## Exercise objective
Copy the data exactly as it appears, and do not include any pictures.

## Stored data

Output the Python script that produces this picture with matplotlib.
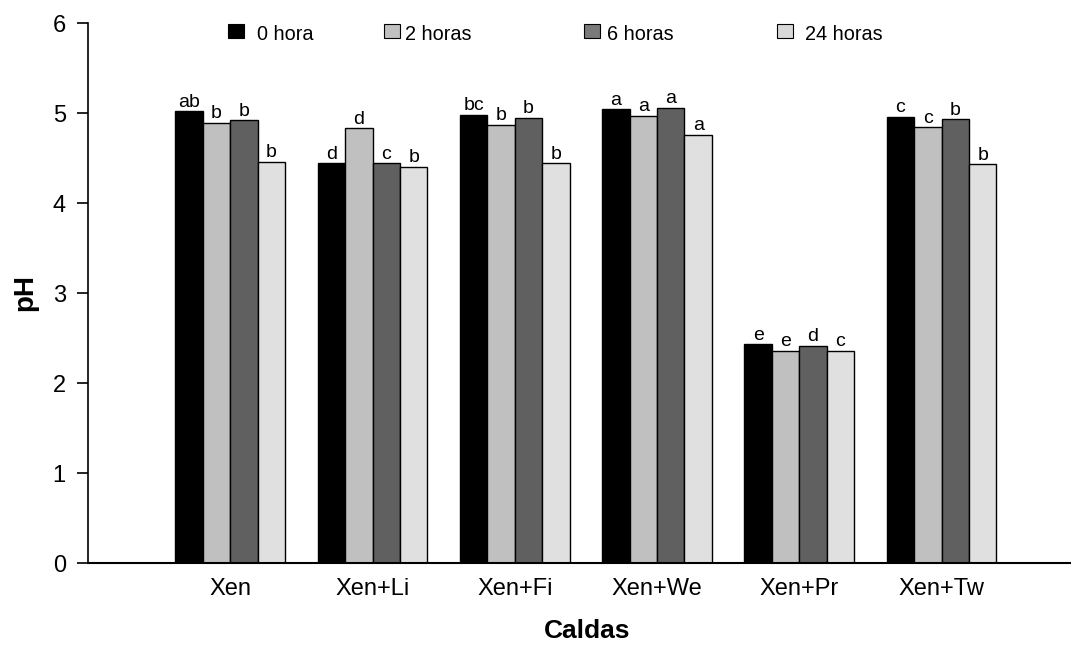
import matplotlib
matplotlib.use("Agg")
import matplotlib.pyplot as plt
from matplotlib.patches import Rectangle
import numpy as np

plt.rcParams['font.family'] = ['Liberation Sans', 'DejaVu Sans']

categories = ["Xen", "Xen+Li", "Xen+Fi", "Xen+We", "Xen+Pr", "Xen+Tw"]
series_names = ["0 hora", "2 horas", "6 horas", "24 horas"]
ph_0h = [5.02, 4.44, 4.98, 5.04, 2.43, 4.96]
ph_2h = [4.89, 4.83, 4.87, 4.97, 2.36, 4.84]
ph_6h = [4.92, 4.44, 4.95, 5.06, 2.41, 4.93]
ph_24h = [4.46, 4.40, 4.44, 4.76, 2.36, 4.43]
letters_0h = ["ab", "d", "bc", "a", "e", "c"]
letters_2h = ["b", "d", "b", "a", "e", "c"]
letters_6h = ["b", "c", "b", "a", "d", "b"]
letters_24h = ["b", "b", "b", "a", "c", "b"]

series = [ph_0h, ph_2h, ph_6h, ph_24h]
letters = [letters_0h, letters_2h, letters_6h, letters_24h]
bar_colors = ["#000000", "#c0c0c0", "#606060", "#e0e0e0"]
legend_colors = ["#000000", "#c0c0c0", "#7a7a7a", "#d8d8d8"]

W, H = 1071, 645
fig = plt.figure(figsize=(W / 100, H / 100), dpi=100)
ax = fig.add_axes([88 / W, (H - 563) / H, (W - 88) / W, (563 - 23) / H])

x = np.arange(len(categories))
w = 0.193
for k, (vals, labs) in enumerate(zip(series, letters)):
    pos = x + (k - 1.5) * w
    ax.bar(pos, vals, width=w, color=bar_colors[k], edgecolor="black", linewidth=1.0)
    for px, v, t in zip(pos, vals, labs):
        ax.annotate(t, (px, v), xytext=(0, 0.5), textcoords="offset points",
                    ha="center", va="bottom", fontsize=14)

ax.set_xlim(-1.0, 5.91)
ax.set_ylim(0, 6)
ax.set_xticks(x)
ax.set_xticklabels(categories, fontsize=17)
ax.tick_params(axis="x", length=0, pad=11)
ax.set_yticks(range(0, 7))
ax.tick_params(axis="y", labelsize=17, length=8, width=1.2, pad=8)
for s in ["top", "right"]:
    ax.spines[s].set_visible(False)
ax.spines["left"].set_linewidth(1.2)
ax.spines["bottom"].set_linewidth(1.5)

fig.text(25 / W, 1 - 292 / H, "pH", fontsize=20, fontweight="bold",
         rotation=90, ha="center", va="center")
fig.text(587 / W, 1 - 631 / H, "Caldas", fontsize=19, fontweight="bold",
         ha="center", va="center")

# legend drawn manually at reference positions (figure pixel coords)
sq_x = [228, 384, 584, 777]
tx_x = [257, 405, 607, 805]
for name, sx, tx, c in zip(series_names, sq_x, tx_x, legend_colors):
    fig.patches.append(Rectangle((sx / W, 1 - 38 / H), 16 / W, 14 / H,
                                 transform=fig.transFigure, facecolor=c,
                                 edgecolor="black", linewidth=0.8))
    fig.text(tx / W, 1 - 34 / H, name, fontsize=14.3, va="center", ha="left")

fig.savefig("out.png", dpi=100)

## Response
Output the Python script that produces this picture with matplotlib.
import matplotlib
matplotlib.use("Agg")
import matplotlib.pyplot as plt
from matplotlib.patches import Rectangle
import numpy as np

plt.rcParams['font.family'] = ['Liberation Sans', 'DejaVu Sans']

categories = ["Xen", "Xen+Li", "Xen+Fi", "Xen+We", "Xen+Pr", "Xen+Tw"]
series_names = ["0 hora", "2 horas", "6 horas", "24 horas"]
ph_0h = [5.02, 4.44, 4.98, 5.04, 2.43, 4.96]
ph_2h = [4.89, 4.83, 4.87, 4.97, 2.36, 4.84]
ph_6h = [4.92, 4.44, 4.95, 5.06, 2.41, 4.93]
ph_24h = [4.46, 4.40, 4.44, 4.76, 2.36, 4.43]
letters_0h = ["ab", "d", "bc", "a", "e", "c"]
letters_2h = ["b", "d", "b", "a", "e", "c"]
letters_6h = ["b", "c", "b", "a", "d", "b"]
letters_24h = ["b", "b", "b", "a", "c", "b"]

series = [ph_0h, ph_2h, ph_6h, ph_24h]
letters = [letters_0h, letters_2h, letters_6h, letters_24h]
bar_colors = ["#000000", "#c0c0c0", "#606060", "#e0e0e0"]
legend_colors = ["#000000", "#c0c0c0", "#7a7a7a", "#d8d8d8"]

W, H = 1071, 645
fig = plt.figure(figsize=(W / 100, H / 100), dpi=100)
ax = fig.add_axes([88 / W, (H - 563) / H, (W - 88) / W, (563 - 23) / H])

x = np.arange(len(categories))
w = 0.193
for k, (vals, labs) in enumerate(zip(series, letters)):
    pos = x + (k - 1.5) * w
    ax.bar(pos, vals, width=w, color=bar_colors[k], edgecolor="black", linewidth=1.0)
    for px, v, t in zip(pos, vals, labs):
        ax.annotate(t, (px, v), xytext=(0, 0.5), textcoords="offset points",
                    ha="center", va="bottom", fontsize=14)

ax.set_xlim(-1.0, 5.91)
ax.set_ylim(0, 6)
ax.set_xticks(x)
ax.set_xticklabels(categories, fontsize=17)
ax.tick_params(axis="x", length=0, pad=11)
ax.set_yticks(range(0, 7))
ax.tick_params(axis="y", labelsize=17, length=8, width=1.2, pad=8)
for s in ["top", "right"]:
    ax.spines[s].set_visible(False)
ax.spines["left"].set_linewidth(1.2)
ax.spines["bottom"].set_linewidth(1.5)

fig.text(25 / W, 1 - 292 / H, "pH", fontsize=20, fontweight="bold",
         rotation=90, ha="center", va="center")
fig.text(587 / W, 1 - 631 / H, "Caldas", fontsize=19, fontweight="bold",
         ha="center", va="center")

# legend drawn manually at reference positions (figure pixel coords)
sq_x = [228, 384, 584, 777]
tx_x = [257, 405, 607, 805]
for name, sx, tx, c in zip(series_names, sq_x, tx_x, legend_colors):
    fig.patches.append(Rectangle((sx / W, 1 - 38 / H), 16 / W, 14 / H,
                                 transform=fig.transFigure, facecolor=c,
                                 edgecolor="black", linewidth=0.8))
    fig.text(tx / W, 1 - 34 / H, name, fontsize=14.3, va="center", ha="left")

fig.savefig("out.png", dpi=100)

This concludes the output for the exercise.